A-League player rights, wellbeing and contract security are not being adequately protected by the 5 year A-League Collective Bargaining Agreement (CBA) between Football Federation Australia (FFA) and the players’ union, Professional Footballers Australia (PFA).

This is despite the salary cap constraints voluntarily agreed to by the PFA having delivered arguably world football’s most competitively balanced league and kept total player earnings below 30% of combined FFA and A-League club revenues.

These are the key conclusions in the “2011/12 PFA A-League Collective Bargaining Facts Book” released today by the PFA in preparation for negotiations for a new CBA to replace the current deal, which expires on 30 April 2013.

According to outgoing PFA Chief Executive & General Counsel Brendan Schwab – who has been retained by the PFA to lead the upcoming CBA talks – the insecurity that surrounds the playing career path hurts not only the players, but the international competitiveness and standing of Australian football.

“According to the FFA Strategic Plan, Australia is striving to be a top 10 football nation.  In order to achieve this, we must rely on about 400 professional players, many of whom are employed in Europe and Asia,” Schwab said.  “In contrast, Brazil has 16,200 players and most European powers several thousand.  Each A-League career is precious and we cannot allow a lack of support to compromise player development and in turn the international competitiveness of Australian football.”

Among the key concerns highlighted by the PFA CBA Facts Book are:

• Many of the protections negotiated by players into their CBA have been undermined in practice and not delivered.

• The misinformed debate on player payments – prompted by the 2011 Smith Review – suggests that the game will seek a reduction in player payments in real and absolute terms.  This is despite on-field quality having never been better, the international labour market and the additional revenues expected from the game’s new media rights agreement.

In addition to Player Payments, the PFA CBA Facts Book highlights 5 key player rights requiring protection:

1. Protection in the Event of Injury.  Key A-League players have been uninsured despite an express obligation under Schedule 3.2 to the CBA.

2.Player Contract Security.  In the first 7 seasons of the A-League, over 70 players have lost or are at risk of losing payments totalling more than $2,500,000 due to changes to the ownership or licence conditions of their club.
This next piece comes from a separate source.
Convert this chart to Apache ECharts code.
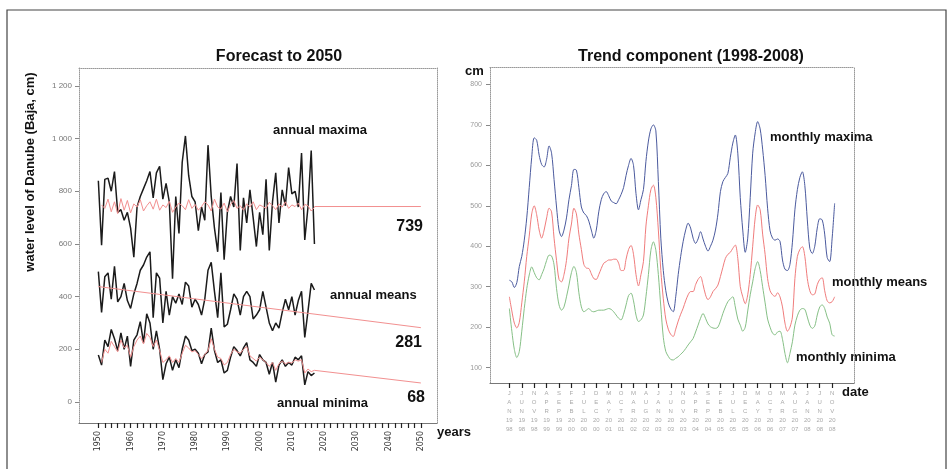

The PFA is still trying to recover about $1,000,000 of this amount.

3.Investment in Player Development, Education and Wellbeing Programs.  Australian football’s investment in programs designed to help players manage their careers as professional footballers and prepare for life after football falls desperately behind Australia’s other professional sports.  Despite the complexity and risk of the global career path, FFA’s investment in such programs through the PFA is about $500 per player, in contrast to sports such as cricket and AFL which invest over $15,000.

4.The Grievance Procedure.  Poor implementation of the CBA Grievance Procedure has seen players such as Gold Coast United’s Peter Perchtold and Robson denied compensation despite securing legal victories under the CBA after being unfairly sacked.

5.CBA Implementation.Key initiatives such as minimum medical standards mandated by the CBA were not implemented until season 7 of the A-League, which helped achieve a major reduction in A-League player injuries.  This highlights the benefits for FFA, the clubs and the players where a partnership approach is required.  Despite this, the implementation of provisions regarding player induction, scheduling, career development, the Asian Champions League and other matters remains outstanding.

PFA President Simon Colosimo said the players’ preparation for the negotiations has been extensive, and the PFA is looking forward to working with FFA and the A-League clubs.

“The players have an absolute commitment to the growth and wellbeing of the game.  Over many years the players have demonstrated that they are an extremely responsible partner in the game however this should not preclude the players from seeking a fair and equitable CBA.

“The negotiation of a new CBA should be a cooperative and seamless process for the game.  After all, the PFA and A-League players:

• will continue to agree to a salary cap that ensures players receive a fair and equitable share of game revenue and helps all clubs compete on the field and remain viable off it;

• seek in return a genuine career path with a reasonable level of investment in player education and development to help players prepare for life after football; and

• simply want basic protections such as contract security and insurance in the event of injury.”

The PFA also announced the finalisation of its bargaining team to represent A-League players in the negotiation:

• Brendan Schwab, negotiator and legal counsel

• Nick Holland, incoming PFA Chief Executive

• Simon Colosimo, PFA President

• PFA Executive members Shane Stefanutto, Bruce Djite, Jon McKain and Travis Dodd

• A-League player representatives Jacob Burns, Pascal Bosschaart, Andrew Durante and Ante Covic

“It is very important the players are at the table and a key part of the negotiations.  All members of the bargaining team will be briefed throughout, with players to attend all key bargaining sessions,” Colosimo added.